Franny took off her coat.

“Work call?”

She nodded. “We have a video of Gisele Bündchen kissing another guy.”

“Isn’t she married to Tom Brady?”

“Yeah.”

“So she’s cheating on him?”

“We’re not sure. The guy she’s kissing… we can’t tell if it’s on the lips or on the cheek. Also, it might be her personal trainer. Or her brother-in-law. Or a cancer survivor from a benefit she did. But we think it’s a model.”

“Huh. So, wait. Was she cheating?”

“She might have been. But it doesn’t matter. It’ll be viewed fifty thousand times by lunch. Tweeted and retweeted twice that.
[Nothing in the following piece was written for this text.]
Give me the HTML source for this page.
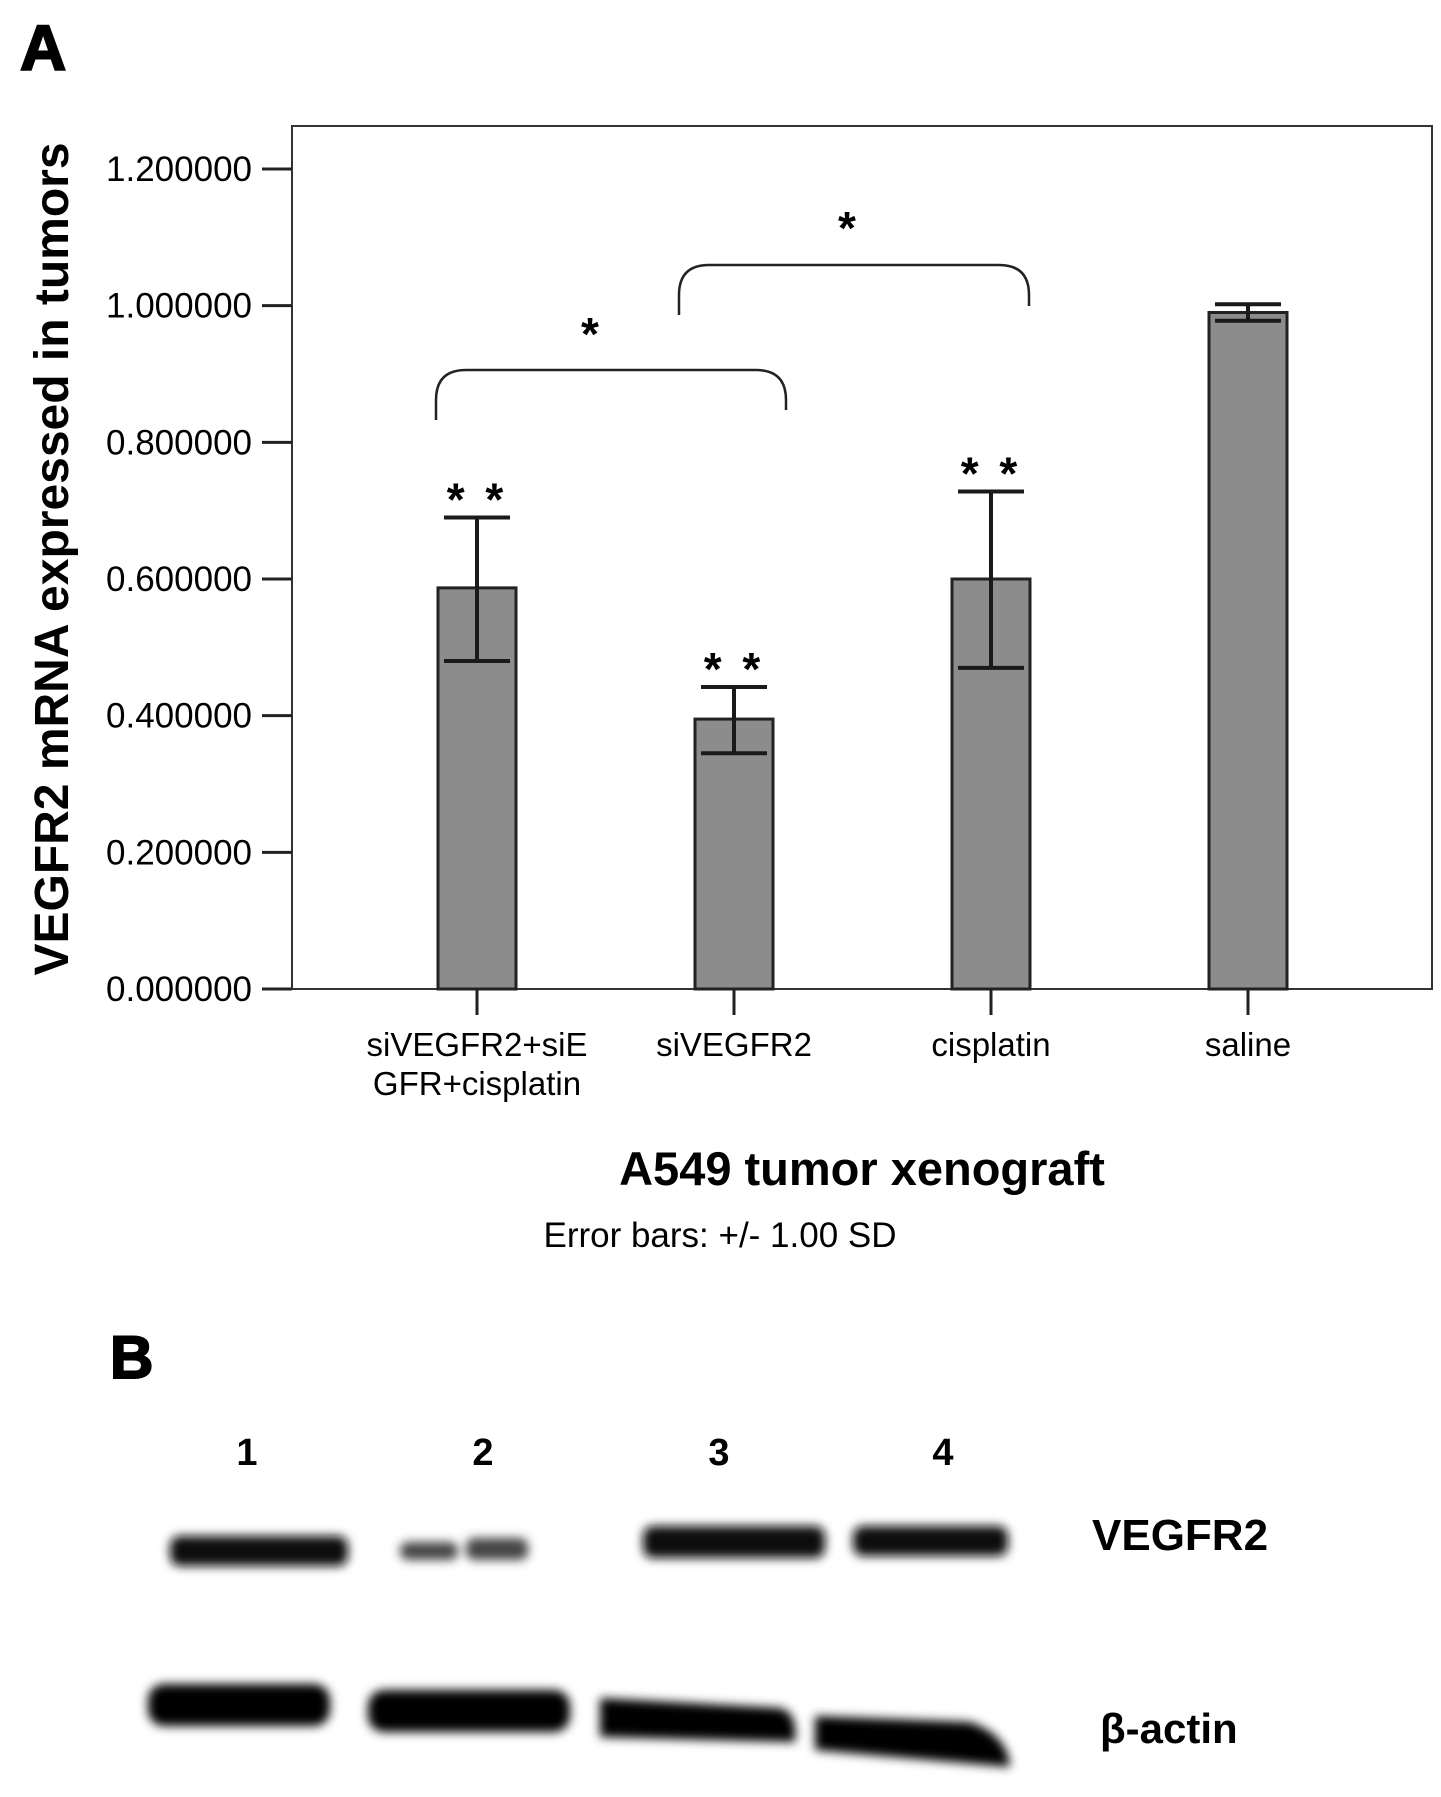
<!DOCTYPE html>
<html><head><meta charset="utf-8"><style>
html,body{margin:0;padding:0;background:#fff}
svg{display:block}
text{font-family:"Liberation Sans",sans-serif;fill:#000}
</style></head><body>
<svg id="fig" width="1441" height="1797" viewBox="0 0 1441 1797">
<defs>
<filter id="blur" x="-20%" y="-50%" width="140%" height="200%"><feGaussianBlur stdDeviation="5"/></filter>
</defs>
<text x="20" y="70" font-size="64" font-weight="bold" stroke="#000" stroke-width="2">A</text>
<rect x="292" y="126" width="1140" height="863" fill="none" stroke="#333" stroke-width="2"/>
<g id="yaxis"></g>
<g id="bars"></g>
<g id="xaxis"></g>
<text transform="translate(68,559) rotate(-90)" text-anchor="middle" font-size="48" font-weight="bold">VEGFR2 mRNA expressed in tumors</text>
<text x="862" y="1185" text-anchor="middle" font-size="47" font-weight="bold">A549 tumor xenograft</text>
<text x="720" y="1247" text-anchor="middle" font-size="35">Error bars: +/- 1.00 SD</text>
<g fill="none" stroke="#222" stroke-width="2.5">
<path d="M436,420 L436,400 Q436,370 466,370 L756,370 Q786,370 786,400 L786,410"/>
<path d="M679,315 L679,295 Q679,265 709,265 L999,265 Q1029,265 1029,295 L1029,306"/>
</g>
<text x="590" y="350" text-anchor="middle" font-size="46" font-weight="bold">*</text>
<text x="847" y="244" text-anchor="middle" font-size="46" font-weight="bold">*</text>

<text x="110" y="1378" font-size="60" font-weight="bold" stroke="#000" stroke-width="2">B</text>
<g font-size="38" font-weight="bold" text-anchor="middle">
<text x="247" y="1465">1</text><text x="483" y="1465">2</text><text x="719" y="1465">3</text><text x="943" y="1465">4</text>
</g>
<g filter="url(#blur)" fill="#111">
<rect x="170" y="1536" width="178" height="30" rx="10"/>
<rect x="400" y="1542" width="58" height="18" rx="8" fill="#444"/>
<rect x="466" y="1538" width="62" height="22" rx="8" fill="#444"/>
<rect x="643" y="1526" width="182" height="32" rx="10"/>
<rect x="853" y="1526" width="155" height="30" rx="10"/>
<rect x="148" y="1684" width="182" height="42" rx="16" fill="#000"/>
<rect x="368" y="1690" width="202" height="42" rx="16" fill="#000"/>
<path d="M600,1698 L780,1708 Q798,1712 795,1742 L600,1737 Z" fill="#000"/>
<path d="M815,1716 L970,1722 Q1008,1735 1010,1767 L815,1750 Z" fill="#000"/>
</g>
<text x="1092" y="1550" font-size="44" font-weight="bold">VEGFR2</text>
<text x="1100" y="1743" font-size="42" font-weight="bold" font-family="Liberation Sans, DejaVu Sans, sans-serif">β-actin</text>
</svg>
<script>
const categories = ["siVEGFR2+siE|GFR+cisplatin", "siVEGFR2", "cisplatin", "saline"];
const means = [0.587, 0.395, 0.600, 0.990];
const errHigh = [0.690, 0.442, 0.728, 1.002];
const errLow = [0.480, 0.345, 0.470, 0.978];
const sigMarks = ["* *", "* *", "* *", ""];
const tickValues = [0, 0.2, 0.4, 0.6, 0.8, 1.0, 1.2];
const tickLabels = ["0.000000", "0.200000", "0.400000", "0.600000", "0.800000", "1.000000", "1.200000"];

const NS = "http://www.w3.org/2000/svg";
const y0 = 989, pxPerUnit = (989 - 169) / 1.2;
const yScale = v => y0 - v * pxPerUnit;
const xScale = i => 477 + i * 257;
const barW = 78;
function mk(tag, attrs, parent) {
  const e = document.createElementNS(NS, tag);
  for (const k in attrs) e.setAttribute(k, attrs[k]);
  parent.appendChild(e);
  return e;
}
const yg = document.getElementById('yaxis');
tickValues.forEach((v, i) => {
  const y = yScale(v);
  const t = mk('line', {x1: 262, x2: 292, y1: y, y2: y, stroke: '#222', 'stroke-width': 3}, yg);
  
  
  const l = mk('text', {x: 252, y: y + 12, 'text-anchor': 'end', 'font-size': 35}, yg);
  l.textContent = tickLabels[i];
  
  
});
const bg = document.getElementById('bars');
const xg = document.getElementById('xaxis');
categories.forEach((c, i) => {
  const cx = xScale(i);
  const r = mk('rect', {x: cx - barW / 2, y: yScale(means[i]), width: barW, height: y0 - yScale(means[i]), fill: '#8c8c8c', stroke: '#222', 'stroke-width': 3}, bg);
  
  
  const eg = mk('g', {stroke: '#1a1a1a', 'stroke-width': 4}, bg);
  
  
  mk('line', {x1: cx, x2: cx, y1: yScale(errHigh[i]), y2: yScale(errLow[i])}, eg);
  mk('line', {x1: cx - 33, x2: cx + 33, y1: yScale(errHigh[i]), y2: yScale(errHigh[i])}, eg);
  mk('line', {x1: cx - 33, x2: cx + 33, y1: yScale(errLow[i]), y2: yScale(errLow[i])}, eg);
  if (sigMarks[i]) {
    const s = mk('text', {x: cx, y: yScale(errHigh[i]) - 2, 'text-anchor': 'middle', 'font-size': 46, 'font-weight': 'bold', 'letter-spacing': 4}, bg);
    s.textContent = sigMarks[i];
    
    
  }
  const tk = mk('line', {x1: cx, x2: cx, y1: y0, y2: y0 + 26, stroke: '#222', 'stroke-width': 3}, xg);
  
  
  c.split('|').forEach((ln, j) => {
    const t = mk('text', {x: cx, y: 1056 + j * 39, 'text-anchor': 'middle', 'font-size': 33}, xg);
    t.textContent = ln;
    
    
  });
});
</script>
</body></html>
And we’ll have attached five different ads to it that make you watch them before you watch Giselle suck face with a guy who’s not Tom Brady. It’ll be picked up by every tabloid and blogger in the Western Hemisphere, every fashion blog, sports site, every twenty-four-hour news show. We paid ten grand for the footage and will make twenty times that. That’s the news business today.”

It was the way she said it. The little girl trying to sound confident.

Ted did his slow Ted nod, leaning forward, elbow propped on the table, index finger across his upper lip, eyes squinted. The look millions of Americans knew and trusted. It was a thing Franny had always hated. She felt condescended to.

The waitress appeared.

“Can I start you out with coffee?”

Franny checked her phone.

“No-foam, nonfat latte,” Franny said to her phone. Then a quick fake smile to the waitress and back to the screen.

We spoiled her, Ted thought. We spoiled her and loved her too much. Or not enough. We did this. We made this. But then Ted was part of a generation where it was impolite to look at a cell phone while you were talking with someone. For Franny’s generation, it wasn’t. And it didn’t seem to bother the waitress one bit.

The waitress said, “Do you need more time or are you ready to order?”

“I am,” Ted said. “But do you need more time, Fran?”

Franny looked up at her father. A couple of beats. Fran . Don’t call me Fran. You’ve lost the right to call me that. But she said nothing.

Then to the waitress. “Egg-white omelet with mushrooms and asparagus. Thank you.” Back to the phone.

Ted said, “Scrambled eggs and bacon for me, please. White toast, dry. Thanks.”

The waitress collected the menus and left. Franny put her phone down and sighed.

Who is this person? Ted wondered. This stranger.

The morning she was born. Claire’s water had broken at midnight the night before and she had a fairly easy labor. When the doctor pulled the baby’s head from Claire, she gently turned Franny and Ted saw his daughter’s profile for the first time, a perfect little Botticelli cherub face, fully formed. My God, Ted thought now, wanting to reach over and touch her. Ted hadn’t realized that he had a mildly idiotic smile on his face at the memory.

Franny mistook Ted’s smile for sarcasm and drew on a deep well of hatred for her father. Her phone buzzed and she picked it up with an urgency that suggested she was awaiting test results. For just a moment Ted was tempted to take it from her, as if she were a teenager. As she listened to the person on the other end of the phone, she held up an index finger to her father. She got up and walked out of the restaurant. Ted watched her out the large plate-glass window.

• • •

The food had arrived but Ted hadn’t touched it. He wanted to wait for Franny, who was still on the phone outside. He also found he wasn’t hungry.